ROMA – Monte dei Paschi di Siena. La Borsa è per il momento il giudice più severo della più antica banca del mondo (titolo in caduta libera, in meno di un’ora è passato di mano il 2% del capitale) dopo gli inquietanti sviluppi della vicenda derivati, con la scoperta delle omissioni sui documenti con cui è stata “ingannata” (così si difendono a Palazzo Koch sulla mancata vigilanza) la Banca d’Italia. A proposito del documento, il Fatto Quotidiano pubblica la sintesi della conference call con i rappresentanti della banca giapponese Nomura, nella quale l’ex presidente Mussari, si impegna a sottoscrivere gli sciagurati accordi per la cessione del titolo Alexandria, operazione che ha travolto il numero uno di Abi, pregiudicato l’immagine della banca, sollevato un terremoto politico. Con quel maxi-contratto su oltre 20 miliardi di Buoni del Tesoro a lungo termine, la banca ha fatto la scommessa sbagliata, rinunciando di fatto a 3 miliardi in tre anni in cedole.
Mps non rischia il crac, i correntisti possono stare tranquilli, meno gli azionisti che però, per definizione, si sono assunti dei rischi. Ma lo scandalo riguarda nello specifico il mestiere della banca (e Mps è la prima banca della storia), cioè prestare soldi e accompagnare gli investimenti, finanziare i mutui, partecipare allo sviluppo del territorio. La richiesta dei 500 milioni di Monti bond in più (per un totale di 3,9 miliardi) effettuata a fine novembre è legata infatti alle perdite addizionali sul portafoglio titoli (3,2 miliardi a fine settembre 2012).
Secondo gli analisti di Equita sim, quindi, “il beneficio della riduzione degli spread a fine anno non sarà più di un miliardo ma solo di 500 milioni”. Tradotto, tassi di interesse sui prestiti che scendono la metà dell’atteso. Nel frattempo, lo swap si è dimostrato un boomerang letale, per cui in questi anni Mps ha rinunciato a tre miliardi di euro in cedole. Realizzando un paradosso finanziario: Mps, con i Btp, si tiene il rischio italiano (alto) ma i rendimenti tedeschi (prossimi allo zero)
La telefonata di Mussari. E’ la telefonata che scotta, quella del luglio 2009 che avrebbe portato alle dimissioni dalla presidenza dell’Abi Giuseppe Mussari: è la mossa, in sostanza, “del giocatore d’azzardo che, per colmare le perdite delle giocate precedenti, va al Casinò ipotecando la casa e alla fine perde tutto” (Fabio Pavesi, Sole 24 Ore). Il presidente di Nomura, Sadeq Sayeed, spiega a Mussari, al direttore generale Mps Antonio Vigni e ad altri manager che “le potenziali difficoltà” di gestione contabile dell’operazione sono dovute al fato che l’asset swap e il pronto contro termine saranno eseguiti a condizioni non di mercato”.

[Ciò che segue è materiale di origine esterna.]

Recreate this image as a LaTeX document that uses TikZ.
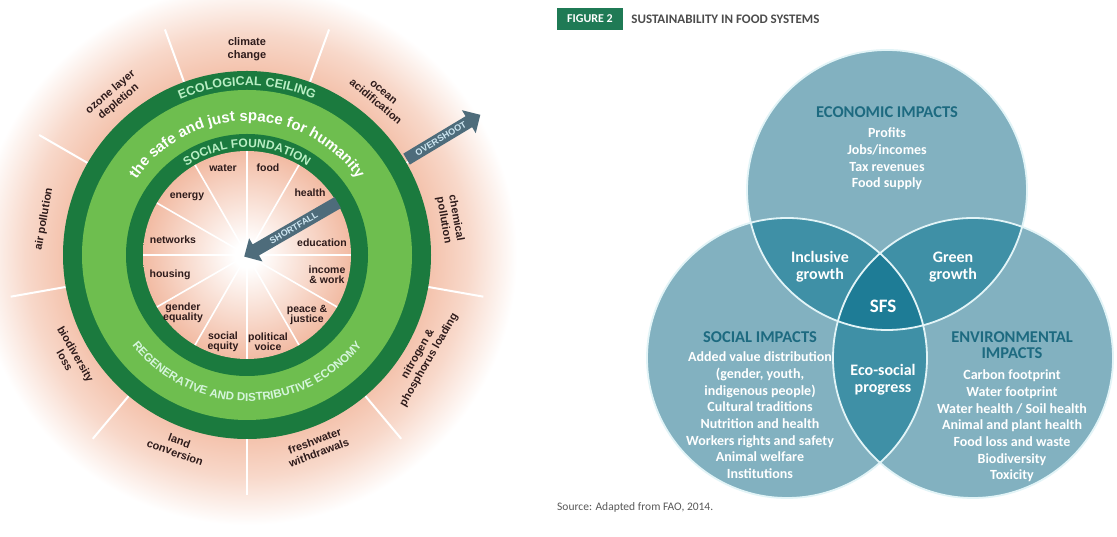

Sayeed vuole accertarsi che Mussari e il management senese “siano a conoscenza di questa preoccupazione” e che la società di revisione Kpmg sia “pienamente” informata. Mussari dirà sì a tutto, anche quando la controparte si accerta se Mussari abbia ben compreso i termini dell’impegno: “Ti è chiaro che io compro il tuo titolo Alexandria nonostante sia fonte di perdite solo perché tu ti impegni a comprarmi prodotti che ti legheranno per trent’anni e che da subito faranno recuperare a Nomura il dono che ti faccio?” Il sì è una scelta economicamente suicida. Ma perché è stata fatta? Spiega ancora Pavesi sul Sole 24 Ore:
“Quando nel 2009 entrambe le operazioni (che risalgono al 2002 e al 2006) iniziano a creare ingenti perdite, Mps non vuole però evidenziarle in bilancio. Così commette il secondo errore: compra BTp trentennali da Deutsche Bank e Nomura per ‘spostare’ le perdite di Alexandria e Santorini su contratti di pronti/termine creati sugli stessi BTp trentennali. Questo permette a Mps di spostare contabilmente la perdita su titoli più ‘consoni’ con l’attività di una banca e, soprattutto, di non mostrarla in conto economico perché ascrivibile a contratti di pronti/termine. Il dente cariato resta, il dolore anche: ma nessuno lo vede”.